Love disrupts. I said that in a previous post. We can’t fall in love and remain the same. When we do there is strife of our own making. I’ve also said elsewhere that I believe God’s plan in giving us Eve only somewhat aligns with ours. He asks us to love him more dearly, love neighbors and enemies, to treat others as we wish to be treated. Women are gifted with this commission from God, to help us do what he asks of us. So, yeah, we might want a maid, a lover, a cook, someone to listen to the same damn story about that WoW battle we won in college again but along with that, she has a mission from God to fulfill–to help us men do that love thing better.

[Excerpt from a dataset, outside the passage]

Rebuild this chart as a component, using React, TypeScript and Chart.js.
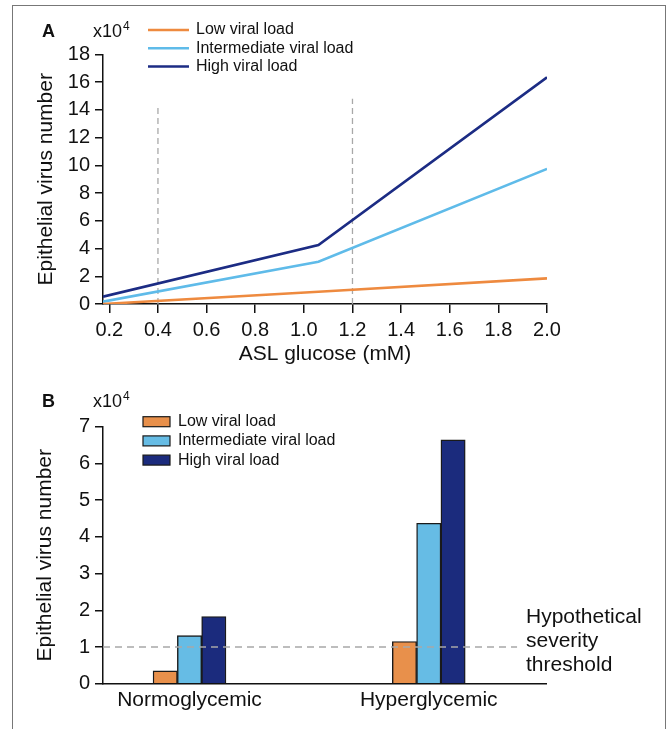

That is the hope. That’s the thing we can’t get just nursing our annoyances with the ball & chain who bitched at us again for leaving a dirty sponge on the stove as the last thing while cleaning it. Women are here to help us love God more dearly. The way they do it might not be entirely the way we wish they would. But . . . God didn’t ask us what we wish. He decided that we needed help and thus gave us Eve. Instead of sulking and deciding to ignore God, ignore women, maybe we should stop being pussies and cowboy up to what God wants of us through women.